I am so sorry your daughter is experiencing teasing at school. Not easy for both you and your daughter. Self-esteem and self-image is at a sensitive developmental stage during the middle school years.  Middle school is an emotionally complex time of life. Guiding your daughter through this time in her life can feel overwhelming at times.

Here are a few suggestions to help you and your daughter navigate teasing at school…

Ask your daughter:

About her Experience

1 What happened? 2 How do you feel about being called fat?

About the Teaser

1 Are her words accurate?   2 Why do you think she said it?   3 What kind of person is she?

Sometimes people tease others because of their own insecurities. When people have a hard time coping with uncomfortable emotions, they may project their feelings on to others. Being “mean” gives them a sense of power when they feel powerless.

Brainstorm possible responses:

  1. Ignoring the teaser.
  2. Telling the teaser how her words made her feel, and let her know you would like her to stop.
  3. Seeking help from the school counselor or trusted friends at school
  4. Other ideas?

Develop an Action Plan: Before your daughter takes action, ask her to think about how she thinks her plan will play out.  Playing out different scenarios will prepare your daughter for possible reactions from the teaser.

Support your daughter: If you experienced teasing at school, let your know daughter how it made you feel. It is healing to reassure others they are not alone.

When talking about your past experiences, try to stay in the present by focusing on your daughter’s needs.  Sometimes sharing about past experiences can be quite painful.  If you find yourself feeling overwhelmed by your feelings, talk to a trusted friend, pastor, or counselor.

Encourage your daughter to review her strengths and all her wonderful qualities that make-up her unique personality. Reminding yourself of who you are strengthens you for tough situations.

Being a middle-schooler, your daughter may not readily be able to identify her strengths or may not feel comfortable talking about them.  This is okay and developmentally normal.  You can help by writing her a note expressing the admirable qualities you see in her.

Remind your daughter she is loved

Ask The Counselor: Teasing at School | Rochester MN Moms Blog

 

 

Follow-up: After your daughter has taken action, check-in with her to see how she is doing.  Let her know you are proud of how she handled the situation.

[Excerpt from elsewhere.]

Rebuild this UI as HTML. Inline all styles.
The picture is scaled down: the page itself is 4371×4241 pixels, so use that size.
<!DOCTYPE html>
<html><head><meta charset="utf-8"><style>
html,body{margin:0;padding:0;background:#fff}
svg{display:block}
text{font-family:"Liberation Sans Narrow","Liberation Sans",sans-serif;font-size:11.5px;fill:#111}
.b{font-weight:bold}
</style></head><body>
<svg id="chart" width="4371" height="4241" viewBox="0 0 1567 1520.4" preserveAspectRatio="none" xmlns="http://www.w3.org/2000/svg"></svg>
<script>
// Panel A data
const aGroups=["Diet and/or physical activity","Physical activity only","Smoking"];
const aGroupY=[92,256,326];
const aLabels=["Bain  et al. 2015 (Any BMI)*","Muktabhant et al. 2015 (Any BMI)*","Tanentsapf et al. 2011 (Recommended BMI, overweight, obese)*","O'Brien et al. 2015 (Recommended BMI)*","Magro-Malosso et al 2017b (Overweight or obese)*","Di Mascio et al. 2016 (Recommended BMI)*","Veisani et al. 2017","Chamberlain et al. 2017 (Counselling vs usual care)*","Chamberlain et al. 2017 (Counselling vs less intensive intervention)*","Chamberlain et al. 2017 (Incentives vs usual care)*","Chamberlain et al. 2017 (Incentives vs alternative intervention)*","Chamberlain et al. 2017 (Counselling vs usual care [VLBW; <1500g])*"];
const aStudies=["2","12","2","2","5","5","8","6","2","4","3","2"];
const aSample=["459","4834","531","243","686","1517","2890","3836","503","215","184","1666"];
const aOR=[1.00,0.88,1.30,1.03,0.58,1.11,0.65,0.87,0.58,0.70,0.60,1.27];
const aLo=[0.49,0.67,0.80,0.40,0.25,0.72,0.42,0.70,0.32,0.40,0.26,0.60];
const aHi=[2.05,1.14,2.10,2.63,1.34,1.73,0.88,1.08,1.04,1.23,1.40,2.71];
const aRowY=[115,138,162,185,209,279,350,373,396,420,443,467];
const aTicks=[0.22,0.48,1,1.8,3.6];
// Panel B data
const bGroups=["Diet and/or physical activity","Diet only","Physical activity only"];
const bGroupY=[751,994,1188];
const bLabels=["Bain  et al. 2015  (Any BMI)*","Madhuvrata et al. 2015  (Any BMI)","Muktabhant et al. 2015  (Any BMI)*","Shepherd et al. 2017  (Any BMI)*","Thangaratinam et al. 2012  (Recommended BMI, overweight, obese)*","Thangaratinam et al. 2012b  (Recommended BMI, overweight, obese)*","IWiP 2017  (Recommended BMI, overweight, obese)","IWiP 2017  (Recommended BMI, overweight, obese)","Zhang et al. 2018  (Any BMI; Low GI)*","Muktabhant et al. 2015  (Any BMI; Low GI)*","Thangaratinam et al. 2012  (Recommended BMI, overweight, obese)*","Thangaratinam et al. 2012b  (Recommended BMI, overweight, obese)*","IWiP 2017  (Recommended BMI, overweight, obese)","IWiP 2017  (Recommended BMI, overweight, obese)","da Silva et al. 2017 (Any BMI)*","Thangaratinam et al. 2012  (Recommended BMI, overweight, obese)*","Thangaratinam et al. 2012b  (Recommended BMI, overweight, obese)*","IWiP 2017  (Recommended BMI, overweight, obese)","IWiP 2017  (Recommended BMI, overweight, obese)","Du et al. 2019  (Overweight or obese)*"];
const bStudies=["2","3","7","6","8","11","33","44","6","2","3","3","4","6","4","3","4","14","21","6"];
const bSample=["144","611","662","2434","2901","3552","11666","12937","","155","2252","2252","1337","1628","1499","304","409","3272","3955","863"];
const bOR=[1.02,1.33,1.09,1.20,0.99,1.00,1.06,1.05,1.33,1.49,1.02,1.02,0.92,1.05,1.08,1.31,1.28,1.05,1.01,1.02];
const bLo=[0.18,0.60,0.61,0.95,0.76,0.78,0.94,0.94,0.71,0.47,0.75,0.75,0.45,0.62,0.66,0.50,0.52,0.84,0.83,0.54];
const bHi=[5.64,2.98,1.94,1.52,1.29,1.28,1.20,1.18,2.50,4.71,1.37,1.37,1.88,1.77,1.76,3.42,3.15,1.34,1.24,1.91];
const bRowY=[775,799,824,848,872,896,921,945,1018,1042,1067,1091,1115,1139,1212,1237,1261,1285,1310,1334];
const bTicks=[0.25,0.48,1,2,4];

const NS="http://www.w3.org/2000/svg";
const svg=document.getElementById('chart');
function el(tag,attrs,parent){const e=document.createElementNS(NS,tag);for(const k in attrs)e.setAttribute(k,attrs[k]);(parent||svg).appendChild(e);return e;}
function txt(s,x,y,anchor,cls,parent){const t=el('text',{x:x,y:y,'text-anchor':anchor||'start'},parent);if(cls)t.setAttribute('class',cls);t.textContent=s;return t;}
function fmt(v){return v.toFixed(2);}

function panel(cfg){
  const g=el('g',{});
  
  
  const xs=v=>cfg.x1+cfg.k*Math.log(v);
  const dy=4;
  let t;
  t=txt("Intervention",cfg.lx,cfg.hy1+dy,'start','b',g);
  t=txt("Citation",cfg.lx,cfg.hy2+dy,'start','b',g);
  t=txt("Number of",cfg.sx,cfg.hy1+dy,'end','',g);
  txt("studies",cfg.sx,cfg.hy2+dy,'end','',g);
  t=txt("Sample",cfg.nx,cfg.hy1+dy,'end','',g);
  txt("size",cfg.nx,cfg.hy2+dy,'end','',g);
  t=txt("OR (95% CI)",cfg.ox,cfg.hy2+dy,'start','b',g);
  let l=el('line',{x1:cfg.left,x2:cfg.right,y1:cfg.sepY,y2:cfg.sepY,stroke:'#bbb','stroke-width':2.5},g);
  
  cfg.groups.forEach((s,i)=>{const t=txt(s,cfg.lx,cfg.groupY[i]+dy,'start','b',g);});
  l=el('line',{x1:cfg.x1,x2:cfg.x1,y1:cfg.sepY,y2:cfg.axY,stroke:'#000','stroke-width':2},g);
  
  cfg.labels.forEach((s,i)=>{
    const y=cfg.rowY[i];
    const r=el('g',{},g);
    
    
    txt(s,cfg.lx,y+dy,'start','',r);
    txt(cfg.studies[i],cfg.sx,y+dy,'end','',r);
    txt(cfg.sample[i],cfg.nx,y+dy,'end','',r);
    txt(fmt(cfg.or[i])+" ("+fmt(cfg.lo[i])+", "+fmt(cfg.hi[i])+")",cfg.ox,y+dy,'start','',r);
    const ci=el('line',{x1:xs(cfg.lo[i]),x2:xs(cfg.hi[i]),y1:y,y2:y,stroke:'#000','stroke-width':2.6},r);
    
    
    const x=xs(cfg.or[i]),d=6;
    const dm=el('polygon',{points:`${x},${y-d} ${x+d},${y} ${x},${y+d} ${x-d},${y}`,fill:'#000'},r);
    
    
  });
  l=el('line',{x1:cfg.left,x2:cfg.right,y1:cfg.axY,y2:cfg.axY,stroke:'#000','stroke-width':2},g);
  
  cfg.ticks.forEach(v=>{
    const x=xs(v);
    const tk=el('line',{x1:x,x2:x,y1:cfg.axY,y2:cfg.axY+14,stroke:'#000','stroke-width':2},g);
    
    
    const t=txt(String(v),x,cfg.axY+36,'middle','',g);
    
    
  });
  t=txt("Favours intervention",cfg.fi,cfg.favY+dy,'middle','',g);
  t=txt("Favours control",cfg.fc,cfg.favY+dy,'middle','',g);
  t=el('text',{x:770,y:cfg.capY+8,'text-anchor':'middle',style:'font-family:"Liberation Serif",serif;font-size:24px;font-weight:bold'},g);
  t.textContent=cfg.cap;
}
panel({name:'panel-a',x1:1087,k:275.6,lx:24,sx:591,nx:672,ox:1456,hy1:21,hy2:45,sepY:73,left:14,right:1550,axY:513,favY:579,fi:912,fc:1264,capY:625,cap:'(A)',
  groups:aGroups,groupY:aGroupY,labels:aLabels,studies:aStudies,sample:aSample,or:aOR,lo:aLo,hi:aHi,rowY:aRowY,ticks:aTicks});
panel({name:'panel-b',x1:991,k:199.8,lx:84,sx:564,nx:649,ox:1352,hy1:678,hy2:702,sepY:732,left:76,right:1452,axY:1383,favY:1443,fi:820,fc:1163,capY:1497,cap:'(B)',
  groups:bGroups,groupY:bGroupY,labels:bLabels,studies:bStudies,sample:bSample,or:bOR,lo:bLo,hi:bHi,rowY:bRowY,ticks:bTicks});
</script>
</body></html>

If the Teasing Doesn’t Stop:  Sometimes a teaser will not stop.  If the teaser refuses to stop after your daughter has taken action, the teasing has now crossed the line into bullying. At this point, it is okay for you as a parent to step in and contact the the other child’s parents.  If the child’s parents are not willing to intervene, feel free to contact the school to ask for their assistance in keeping your daughter emotionally safe.